Boundaries and Area.—On the north the frontier of the protectorate is an undetermined line running between Lado (which lies a little north of 5° N.) on the Mountain Nile and the watershed of Lake Rudolf. This northern boundary is in any case conterminous with the southern boundary of the Anglo-Egyptian Sudan. On the east the limit of the Uganda Protectorate in 1901 was the thalweg of Lake Rudolf and a line drawn from the south-eastern coast of that lake south along the edge of the Laikipia and Kikuyu escarpments to the frontier of German East Africa.. The southern frontier of Uganda was the 1st degree of S. lat.; the western was the 30th meridian of E. long., from the German frontier on the south, across Albert Edward Nyanza and the Semliki River to the line of water parting between the systems of the Congo and the Nile (in the country of Mboga); thence northwards this western boundary descended to the north coast of Albert Nyanza at Mahagi, and then followed the main stream of the Nile to about 5° N. In 1904, however, it was found that the 30th meridian had been placed some 25 m. west of its true position in the maps used when the frontier was agreed upon, and that if it was maintained as the dividing line it would cut off the Uganda Protectorate from access to Albert Edward Nyanza while giving a corner of the Congo forest to Uganda.
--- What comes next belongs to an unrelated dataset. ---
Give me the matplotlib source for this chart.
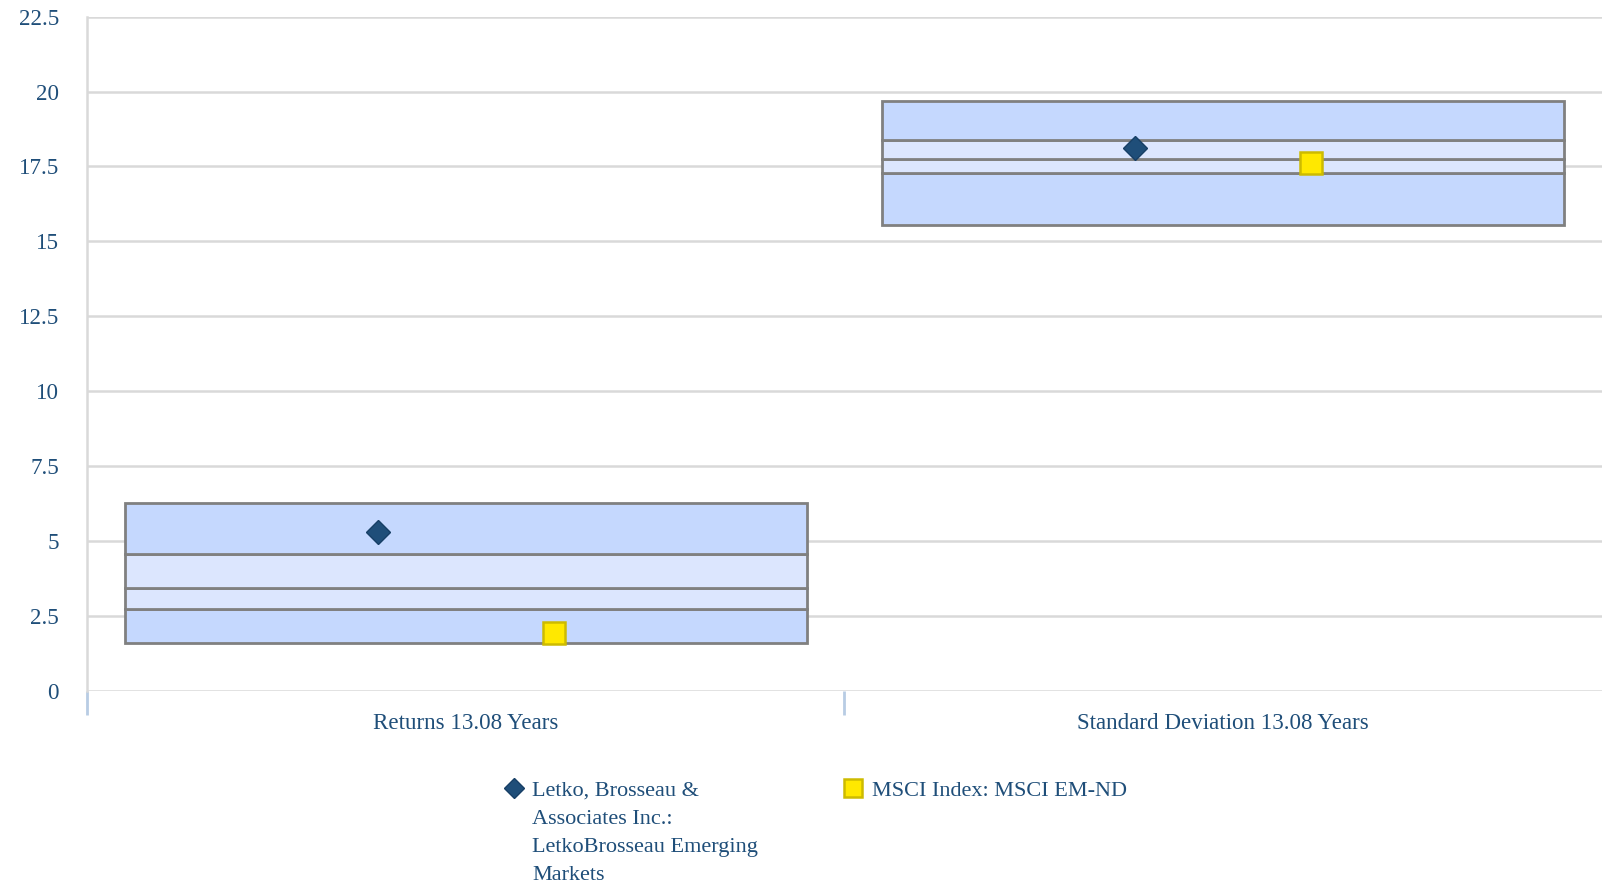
import matplotlib
matplotlib.use("Agg")
import matplotlib.pyplot as plt
import numpy as np

plt.rcParams['font.family'] = ['Liberation Serif', 'DejaVu Serif']

# categories and percentile bands (5th, 25th, median, 75th, 95th)
categories = ["Returns 13.08 Years", "Standard Deviation 13.08 Years"]
p05 = [1.60, 15.55]
p25 = [2.74, 17.29]
p50 = [3.43, 17.74]
p75 = [4.57, 18.38]
p95 = [6.28, 19.70]

# series values
letko = [5.31, 18.12]
msci = [1.94, 17.62]
letko_label = "Letko, Brosseau &\nAssociates Inc.:\nLetkoBrosseau Emerging\nMarkets"
msci_label = "MSCI Index: MSCI EM-ND"

yticks = [0, 2.5, 5, 7.5, 10, 12.5, 15, 17.5, 20, 22.5]

text_col = "#1F4E79"
dark_band = "#C5D8FE"
light_band = "#DCE6FE"
box_edge = "#808080"
fs = 16.6
legend_fs = 16

fig = plt.figure(figsize=(16.02, 8.86), dpi=100)
ax = fig.add_axes([0.0542, 0.2204, 0.9458, 0.7608])

x = np.arange(len(categories))
width = 0.9
bands = [(p05, p25, dark_band), (p25, p50, light_band),
         (p50, p75, light_band), (p75, p95, dark_band)]
for lo, hi, col in bands:
    ax.bar(x, np.array(hi) - np.array(lo), bottom=lo, width=width,
           color=col, edgecolor=box_edge, linewidth=2, zorder=2)

off = 0.116
ax.plot(x - off, letko, linestyle="none", marker="D", markersize=12,
        markerfacecolor="#1F4E79", markeredgecolor="#173F66",
        markeredgewidth=1, zorder=4)
ax.plot(x + off, msci, linestyle="none", marker="s", markersize=16,
        markerfacecolor="#FFE800", markeredgecolor="#CDBB00",
        markeredgewidth=1.8, zorder=4)

ax.set_xlim(-0.5, len(categories) - 0.5)
ax.set_ylim(0, 22.5)
ax.set_yticks(yticks)
ax.set_yticklabels(["%g" % v for v in yticks])
ax.tick_params(axis="y", length=0, pad=20, labelsize=fs, labelcolor=text_col)

# boundary ticks between categories, labels at centres
ax.set_xticks(np.arange(-0.5, len(categories) - 1))
ax.set_xticklabels([])
ax.set_xticks(x, minor=True)
ax.set_xticklabels(categories, minor=True)
ax.tick_params(axis="x", which="major", length=17, width=2, color="#B8CCE4",
               direction="out")
ax.tick_params(axis="x", which="minor", length=0, pad=16, labelsize=fs,
               labelcolor=text_col)

ax.grid(axis="y", color="#D9D9D9", linewidth=1.8, zorder=0)
ax.set_axisbelow(True)
for s in ["top", "right", "bottom"]:
    ax.spines[s].set_visible(False)
ax.spines["left"].set_color("#D9D9D9")
ax.spines["left"].set_linewidth(1.8)

# legend
fig.text(532 / 1602, 1 - 782 / 886, letko_label, fontsize=legend_fs, color=text_col,
         va="top", ha="left", linespacing=1.65)
fig.text(871.5 / 1602, 1 - 782 / 886, msci_label, fontsize=legend_fs, color=text_col,
         va="top", ha="left")
fig.lines.append(plt.Line2D([514 / 1602], [1 - 788 / 886], transform=fig.transFigure,
                            marker="D", markersize=10.5, linestyle="none",
                            markerfacecolor="#1F4E79", markeredgecolor="#173F66"))
fig.lines.append(plt.Line2D([853 / 1602], [1 - 788 / 886], transform=fig.transFigure,
                            marker="s", markersize=13, linestyle="none",
                            markerfacecolor="#FFE800", markeredgecolor="#CDBB00",
                            markeredgewidth=1.8))

fig.savefig("out.png", dpi=100)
A survey commission was subsequently dispatched, and in 1910 British, Belgian and German delegates met in Brussels to draw up a new frontier line. Germany was interested in the dispute, inasmuch as the southern frontier of the Uganda Protectorate coincided with the northern frontier of German East Africa.

Moreover Germany, Great Britain and Belgium (as inheritor of the Congo State) had conflicting claims in the region N.E. of Lake Kivu. On the 14th of May 1910 a protocol was signed defining the new frontier as follows: From the north end of Lake Kivu the Congo-German frontier turns east by north, traversing the volcanic region of Mfumbiro and crosses the summit of Mt Karissimbi to the summit of Mt Sabyino, where the British, Belgian and German frontiers meet. From Mt Sabyino the frontier between Belgian Congo and the Uganda Protectorate goes in a direct line north to Mt Nkabwe, and thence along the Ishasha River, to its mouth on the S.E; shores of Albert Edward Nyanza. Thence it crosses that lake in a straight line and afterwards the Ruwenzori to its highest point, Margherita peak, whence it follows the Lamia River to its junction with the Semliki. From that point the frontier is formed by the Semliki to its mouth and the middle of Albert Nyanza to a point opposite Mahagi, where it meets the Congo-Sudan frontier.

Meantime in 1903 the then Eastern province of the Uganda Protectorate had been transferred to the adjoining East Africa Protectorate, the new eastern boundary being the west coast of Lake Rudolf, the river Turkwel, the eastern flanks of Mt Elgon, the Sio River, and a line running south from the mouth of the Sio across Victoria Nyanza to 1° S. The area of the protectorate, approximately 150,000 sq. m. in 1901, has been reduced by these changes to about 110,000 sq. m.